FLINT, Michigan — A peek inside the new Flint Hilton Garden Inn shows a modern design with Art Deco flair and historic preservation around every corner, but it requires a look at Flint’s past to really understand how and why this project is such a big deal.
The need for hotel accommodations in downtown Flint has been talked about for years, decades really. The former Hyatt Hotel — which later converted to the Radisson, then a Ramada Inn, and is now a residence hall for University of Michigan-Flint students — closed in 2000. It quasi-operated as a hotel and religious institute for several years after, but was primarily closed to visitors.
And, two decades ago, downtown was largely empty. A majority of storefronts were boarded up with facades covering years of neglect, and dependable standbys like Churchills and The Torch were few and far between. 
“The transformation of the historic Genesee County Savings Bank into a modern Hilton Garden Inn will symbolize to the region and beyond that the revitalization of Flint is under way,” said Tim Herman, CEO of the Flint & Genesee Chamber of Commerce.
The hotel comes on years of growth downtown, starting with the investments from Uptown Development that opened 501 Bar and Grill followed by more coffee shops, more bars, more restaurants and, recently, more retail stores.
Related story: Downtown Flint seeing dramatic increase in retail businesses
Hotels in particular are important for a thriving downtown area, because they play a role in building a sense of community, said Matt Bach, director of communications for the Michigan Municipal League. Along with something to see and do — visitors also need someplace to stay. 
“Hotels can play an important part in placemaking because when people come to a community or Downtown for its many activities, amenities and festivals, they’ll need a place to stay,” Bach said. “The League actively supports the idea of placemaking and we encourage our communities to have and create spaces and amenities that attract people and businesses.”  
The downtown Flint hotel also comes on the heels of dramatic increases in hotel occupancy rates in the area. After slight increases for the previous three years, hotel occupancy jumped in 2018 by 11 percent to 62.4 percent.  
The Hilton Garden Inn is one of three new hotels opening in Genesee County this year — and it couldn’t have come at a better time, said Gerard Burnash, executive director of the Flint Downtown Development Authority. 
“Downtown Flint has been experiencing a rise in foot and auto traffic as more and more businesses open downtown,” Burnash said. The hotel allows local businesses to more easily schedule multi-day trainings and seminars, and it offers even more “opportunities for an incredible experience downtown.”
The $36.5 million project is being developed by Uptown Reinvestment Corporation, a nonprofit committed to revitalizing downtown Flint. It is financed through $8 million in funding from the state of Michigan as well as support from the Charles Stewart Mott Foundation, Skypoint Ventures, LISC (Local Initiative Support Corporation), Huntington Bank and Old National Bank. 
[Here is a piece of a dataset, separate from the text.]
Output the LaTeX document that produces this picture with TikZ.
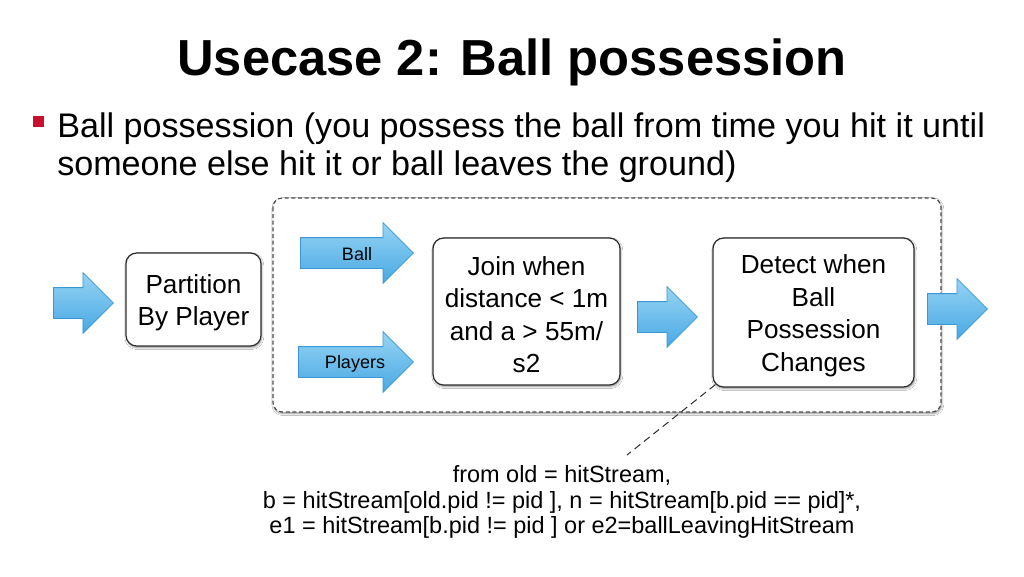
\documentclass[tikz,border=0pt]{standalone}
\usepackage{fontspec}
\setmainfont{Liberation Sans}
\usepackage{tikz}
\usetikzlibrary{calc,shapes.arrows,shadows.blur}
\definecolor{bulletred}{RGB}{200,16,46}
\definecolor{arrowtop}{RGB}{150,212,245}
\definecolor{arrowbot}{RGB}{72,168,226}
\definecolor{arrowline}{RGB}{58,150,212}
\definecolor{boxline}{RGB}{45,45,45}
\newcommand\stagestrut{\rule{0pt}{19pt}}
\tikzset{
  flowarrow/.style={single arrow, draw=arrowline, line width=0.6pt, top color=arrowtop, bottom color=arrowbot,
    inner xsep=0pt, inner ysep=11.25pt, single arrow head extend=11.25pt, single arrow tip angle=90, anchor=tail},
  stagebox/.style={draw=boxline, line width=0.9pt, fill=white, rounded corners=8pt, align=center,
    font=\fontsize{19.6}{24.4}\selectfont, inner sep=0pt,
    blur shadow={shadow xshift=0.6pt, shadow yshift=-1.2pt, shadow blur radius=1.5pt, shadow opacity=45}},
  arrowlabel/.style={font=\fontsize{13.5}{16}\selectfont, inner sep=0pt},
  groupframe/.style={draw=boxline!85, line width=0.9pt, dash pattern=on 3pt off 2pt, rounded corners=7pt, fill=white,
    blur shadow={shadow xshift=0.6pt, shadow yshift=-1.2pt, shadow blur radius=1.5pt, shadow opacity=45}},
  leader/.style={draw=boxline, line width=0.75pt, dash pattern=on 5.5pt off 3.5pt},
}
\begin{document}
\begin{tikzpicture}[x=0.75pt,y=-0.75pt]
\useasboundingbox[fill=white] (0,0) rectangle (1024,576);
% title and bullet text
\node[font=\fontsize{38}{46}\bfseries\selectfont, inner sep=0pt, anchor=base] (title) at (512,75) {Usecase 2: Ball possession};
\node[fill=bulletred, minimum size=8.25pt, inner sep=0pt] (bullet) at (38.5,121.5) {};
\node[font=\fontsize{25.6}{28.5}\selectfont, inner sep=0pt, anchor=base west, align=left] (intro) at (57,175)
  {Ball possession (you possess the ball from time you hit it until\\someone else hit it or ball leaves the ground)};
% dashed group
\draw[groupframe] (273,198) rectangle (941,412);
% stages
\node[stagebox, minimum width=101.25pt, minimum height=69.75pt] (partition) at (193.5,299.5)
  {\stagestrut Partition\\By Player};
\node[stagebox, minimum width=140.25pt, minimum height=110.25pt] (join) at (526.5,311.5)
  {\stagestrut Join when\\distance < 1m\\and a > 55m/\\s2};
\node[stagebox, minimum width=150.75pt, minimum height=111.75pt] (detect) at (813.5,312.5)
  {\stagestrut Detect when\\Ball\\Possession\\Changes};
% block arrows
\node[flowarrow, minimum height=45pt] (inarrow) at (53,303) {};
\node[flowarrow, minimum height=84.75pt] (ballarrow) at (300,253) {};
\node[flowarrow, minimum height=86.25pt] (playerarrow) at (298,362) {};
\node[flowarrow, minimum height=45pt] (midarrow) at (637,317) {};
\node[flowarrow, minimum height=45pt] (outarrow) at (927,309) {};
\node[arrowlabel] (balllabel) at (357,254) {Ball};
\node[arrowlabel] (playerlabel) at (355,364) {Players};
% note
\coordinate (noteend) at (627,455);
\draw[leader] ($(detect.south west)+(3,-3)$) -- (noteend);
\node[font=\fontsize{17.6}{19}\selectfont, inner sep=0pt, align=center] (note) at (562,502)
  {from old = hitStream,\\b = hitStream[old.pid != pid ], n = hitStream[b.pid == pid]*,\\e1 = hitStream[b.pid != pid ] or e2=ballLeavingHitStream};
\end{tikzpicture}
\end{document}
Herman called the project “another lightning rod for downtown Flint” during a media event Wednesday to show off the under-construction space and give a preview of what the hotel rooms will look like. 
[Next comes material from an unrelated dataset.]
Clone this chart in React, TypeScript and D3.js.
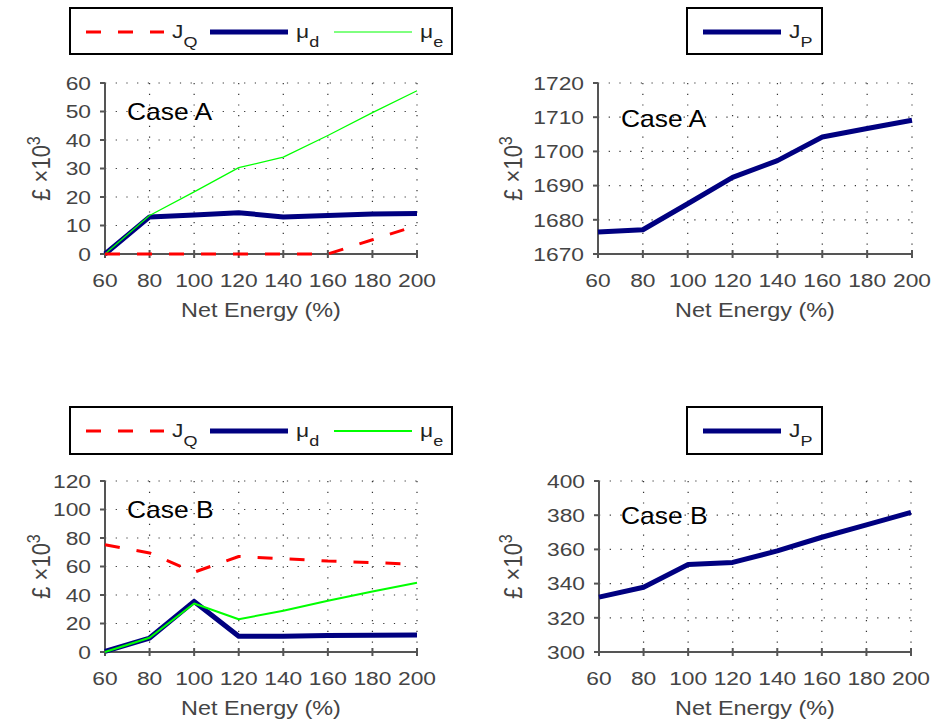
import React from 'react';
import * as d3 from 'd3';

const netEnergy = [60, 80, 100, 120, 140, 160, 180, 200];

// Case A (£ x10^3)
const caseAJQ = [0, 0, 0, 0, 0, 0, 5, 10];
const caseAMuD = [0, 13, 13.7, 14.5, 13, 13.5, 14, 14.2];
const caseAMuE = [0, 13.5, 21.8, 30.3, 34, 41.6, 49.6, 57.3];
const caseAJP = [1676.4, 1677.1, 1684.7, 1692.4, 1697.3, 1704.2, 1706.7, 1709.1];

// Case B (£ x10^3)
const caseBJQ = [75.2, 69.5, 56, 67, 65.5, 63.8, 62.8, 61.5];
const caseBMuD = [0.5, 9.8, 35.5, 11, 11, 11.5, 11.7, 12];
const caseBMuE = [0, 10, 34, 23, 29, 36, 42.5, 48.6];
const caseBJP = [332.1, 337.9, 351.2, 352.4, 359.1, 367.1, 374.3, 381.7];

const yTicksA1 = [0, 10, 20, 30, 40, 50, 60];
const yTicksA2 = [1670, 1680, 1690, 1700, 1710, 1720];
const yTicksB1 = [0, 20, 40, 60, 80, 100, 120];
const yTicksB2 = [300, 320, 340, 360, 380, 400];

const FONT = '"Liberation Sans", Arial, sans-serif';
const AXIS = '#555';
const NAVY = '#000080';
const RED = '#ff0000';
const GREEN = '#00ff00';
const SX = 1.2; // the figure's text is a bit wider than plain Arial

type Series = { values: number[]; color: string; width: number; dash?: string };

// text stretched horizontally around its anchor point
function T(props: { x: number; y: number; size: number; fill: string; anchor?: string; sx?: number; children: React.ReactNode }) {
  const { x, y, size, fill, anchor, sx, children } = props;
  return (
    <text transform={`translate(${x},${y}) scale(${sx || SX},1)`} textAnchor={anchor || 'start'}
      fontSize={size} fill={fill} fontFamily={FONT}>{children}</text>
  );
}

function Panel(props: {
  x0: number; x1: number; y0: number; y1: number; yLabelX: number;
  yTicks: number[]; series: Series[]; label: string; labelX: number; labelY: number;
}) {
  const { x0, x1, y0, y1, yLabelX, yTicks, series, label, labelX, labelY } = props;
  const x = d3.scaleLinear().domain([60, 200]).range([x0, x1]);
  const y = d3.scaleLinear().domain([yTicks[0], yTicks[yTicks.length - 1]]).range([y1, y0]);
  const line = d3.line<number>().x((d, i) => x(netEnergy[i])).y(d => y(d));
  const midX = (x0 + x1) / 2;
  const midY = (y0 + y1) / 2;
  return (
    <g>
      {/* grid */}
      {netEnergy.slice(1).map(v => (
        <line key={'gx' + v} x1={x(v)} x2={x(v)} y1={y0} y2={y1} stroke="#333" strokeWidth={1.2} strokeDasharray="1.2,9.5" />
      ))}
      {yTicks.slice(1).map(v => (
        <line key={'gy' + v} x1={x0} x2={x1} y1={y(v)} y2={y(v)} stroke="#333" strokeWidth={1.2} strokeDasharray="1.2,9.5" />
      ))}
      {/* axes */}
      <line x1={x0} x2={x0} y1={y0} y2={y1 + 1} stroke={AXIS} strokeWidth={2} />
      <line x1={x0 - 1} x2={x1 + 1} y1={y1} y2={y1} stroke={AXIS} strokeWidth={2} />
      {yTicks.map(v => (
        <g key={'ty' + v}>
          <line x1={x0 - 5} x2={x0} y1={y(v)} y2={y(v)} stroke={AXIS} strokeWidth={2} />
          <T x={x0 - 14} y={y(v) + 6.8} size={19} fill="#444" anchor="end">{v}</T>
        </g>
      ))}
      {netEnergy.map(v => (
        <g key={'tx' + v}>
          <line x1={x(v)} x2={x(v)} y1={y1 - 4} y2={y1 + 4} stroke={AXIS} strokeWidth={2} />
          <T x={x(v)} y={y1 + 33} size={19} fill="#444" anchor="middle">{v}</T>
        </g>
      ))}
      <T x={midX} y={y1 + 63} size={19.5} fill="#444" anchor="middle">Net Energy (%)</T>
      <text transform={`translate(${yLabelX},${midY}) rotate(-90) scale(1,1.15)`} textAnchor="middle" fontSize={22} fill="#444" fontFamily={FONT}>
        £ ×10<tspan dy={-9} fontSize={16}>3</tspan>
      </text>
      <T x={labelX} y={labelY} size={23} fill="#000" sx={1.15}>{label}</T>
      {/* series */}
      {series.map((s, i) => (
        <path key={'s' + i} d={line(s.values) || ''} fill="none" stroke={s.color} strokeWidth={s.width}
          strokeDasharray={s.dash} strokeLinejoin="round" />
      ))}
    </g>
  );
}

type LegendItem = { main: string; sub: string; color: string; width: number; dash?: string };

function Legend(props: { x: number; y: number; w: number; h: number; items: LegendItem[]; step: number }) {
  const { x, y, w, h, items, step } = props;
  const ly = y + 24;
  return (
    <g>
      <rect x={x} y={y} width={w} height={h} fill="#fff" stroke="#000" strokeWidth={2} />
      {items.map((it, i) => {
        const lx = x + 16 + i * step;
        return (
          <g key={it.main + it.sub}>
            <line x1={lx} x2={lx + 78} y1={ly} y2={ly} stroke={it.color} strokeWidth={it.width} strokeDasharray={it.dash} />
            <T x={lx + 86} y={ly + 6} size={19} fill="#222">
              {it.main}<tspan dy={9} fontSize={15}>{it.sub}</tspan>
            </T>
          </g>
        );
      })}
    </g>
  );
}

export default function App() {
  const legendA: LegendItem[] = [
    { main: 'J', sub: 'Q', color: RED, width: 3, dash: '15,17' },
    { main: 'μ', sub: 'd', color: NAVY, width: 5 },
    { main: 'μ', sub: 'e', color: GREEN, width: 1 },
  ];
  const legendB: LegendItem[] = [
    { main: 'J', sub: 'Q', color: RED, width: 3, dash: '15,17' },
    { main: 'μ', sub: 'd', color: NAVY, width: 5 },
    { main: 'μ', sub: 'e', color: GREEN, width: 2 },
  ];
  const legendP: LegendItem[] = [{ main: 'J', sub: 'P', color: NAVY, width: 5 }];
  return (
    <svg width={936} height={727} style={{ position: 'absolute', left: 0, top: 0, background: '#fff' }}>
      <Legend x={70} y={8} w={382} h={46} items={legendA} step={124} />
      <Legend x={687} y={8} w={135} h={46} items={legendP} step={0} />
      <Legend x={70} y={407} w={382} h={47} items={legendB} step={124} />
      <Legend x={687} y={407} w={135} h={47} items={legendP} step={0} />

      <Panel x0={105} x1={417} y0={83} y1={254} yLabelX={50} yTicks={yTicksA1} label="Case A" labelX={127} labelY={120}
        series={[
          { values: caseAMuD, color: NAVY, width: 5 },
          { values: caseAMuE, color: GREEN, width: 1.2 },
          { values: caseAJQ, color: RED, width: 3, dash: '15,17' },
        ]} />
      <Panel x0={598} x1={912} y0={83} y1={254} yLabelX={522} yTicks={yTicksA2} label="Case A" labelX={621} labelY={127}
        series={[{ values: caseAJP, color: NAVY, width: 5 }]} />
      <Panel x0={105} x1={417} y0={481} y1={652} yLabelX={50} yTicks={yTicksB1} label="Case B" labelX={127} labelY={518}
        series={[
          { values: caseBMuD, color: NAVY, width: 5 },
          { values: caseBMuE, color: GREEN, width: 2 },
          { values: caseBJQ, color: RED, width: 3, dash: '15,17' },
        ]} />
      <Panel x0={599} x1={911} y0={481} y1={652} yLabelX={522} yTicks={yTicksB2} label="Case B" labelX={621} labelY={524}
        series={[{ values: caseBJP, color: NAVY, width: 5 }]} />
    </svg>
  );
}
Related story: Downtown Flint hotel to feature Italian restaurant, rooftop bar
The 11-story hotel will feature a coffee shop, restaurant, rooftop lounge, and meeting space as well as 101 guestrooms. The facility will stretch the full block of Kearsley Street from South Saginaw Street to Beach Street and include a new greenspace at the hotel’s main entrance along Kearsley near Beach Street. 
Construction is being managed jointly by Sorensen Gross and DW Lurvey Co., both local builders. Detroit-based Kraemer Design Group is serving as architect, interior designer and historic consultant. 
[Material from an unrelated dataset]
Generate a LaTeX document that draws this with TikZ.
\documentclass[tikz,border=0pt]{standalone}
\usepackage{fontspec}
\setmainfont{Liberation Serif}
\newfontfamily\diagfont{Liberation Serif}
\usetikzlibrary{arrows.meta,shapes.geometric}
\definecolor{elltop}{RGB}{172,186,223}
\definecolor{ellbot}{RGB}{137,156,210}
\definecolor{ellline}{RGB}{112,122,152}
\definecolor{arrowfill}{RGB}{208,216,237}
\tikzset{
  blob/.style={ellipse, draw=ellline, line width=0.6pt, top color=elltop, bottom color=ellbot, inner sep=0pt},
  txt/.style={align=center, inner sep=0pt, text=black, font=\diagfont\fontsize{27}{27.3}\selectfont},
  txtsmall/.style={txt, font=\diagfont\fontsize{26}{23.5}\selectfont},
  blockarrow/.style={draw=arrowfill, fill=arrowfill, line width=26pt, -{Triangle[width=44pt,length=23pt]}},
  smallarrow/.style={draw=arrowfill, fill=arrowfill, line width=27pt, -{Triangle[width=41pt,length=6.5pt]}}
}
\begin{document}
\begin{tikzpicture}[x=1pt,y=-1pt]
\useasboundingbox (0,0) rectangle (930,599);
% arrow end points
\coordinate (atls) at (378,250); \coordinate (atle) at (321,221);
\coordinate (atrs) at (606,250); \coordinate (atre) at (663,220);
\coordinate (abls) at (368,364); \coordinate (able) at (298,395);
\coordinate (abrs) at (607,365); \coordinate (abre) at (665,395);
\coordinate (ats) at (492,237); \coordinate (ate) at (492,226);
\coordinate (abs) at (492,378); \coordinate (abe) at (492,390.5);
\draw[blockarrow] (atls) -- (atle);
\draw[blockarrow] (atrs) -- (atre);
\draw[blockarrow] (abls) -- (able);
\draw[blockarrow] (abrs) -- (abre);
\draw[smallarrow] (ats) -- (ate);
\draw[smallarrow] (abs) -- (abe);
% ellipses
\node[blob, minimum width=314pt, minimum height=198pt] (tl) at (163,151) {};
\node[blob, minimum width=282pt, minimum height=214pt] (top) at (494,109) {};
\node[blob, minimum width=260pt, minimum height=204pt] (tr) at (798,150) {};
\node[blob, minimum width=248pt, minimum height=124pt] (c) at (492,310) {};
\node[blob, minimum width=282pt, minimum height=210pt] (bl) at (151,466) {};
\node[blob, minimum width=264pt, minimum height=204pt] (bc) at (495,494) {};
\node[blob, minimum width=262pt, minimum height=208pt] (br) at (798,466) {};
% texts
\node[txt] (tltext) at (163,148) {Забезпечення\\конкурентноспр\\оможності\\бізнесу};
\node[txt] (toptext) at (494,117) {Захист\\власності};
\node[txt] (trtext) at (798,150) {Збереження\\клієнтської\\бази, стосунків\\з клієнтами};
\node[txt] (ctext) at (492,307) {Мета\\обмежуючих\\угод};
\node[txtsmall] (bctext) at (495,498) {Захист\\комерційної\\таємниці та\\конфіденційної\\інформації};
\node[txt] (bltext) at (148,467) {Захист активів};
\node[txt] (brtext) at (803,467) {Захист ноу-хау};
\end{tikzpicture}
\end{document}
Even filled with construction materials and exposed beams, the building’s historic details were easy to spot during the tour — including original plaster work, etched glass, and grand, two-story windows. Originally built in 1920 and known as the Genesee County Savings Bank Building, the structure features both an Italian Renaissance Revival and Art Deco styles. 
“Historic buildings are an essential part of bringing new life to great cities, and through the preservation of the Genesee County Savings Bank Building our team has been incredible focused on implementing innovative design and details to this soon-to-be standout hospitality destination,” said Bob Kraemer, principal and co-founder of Kraemer Design Group.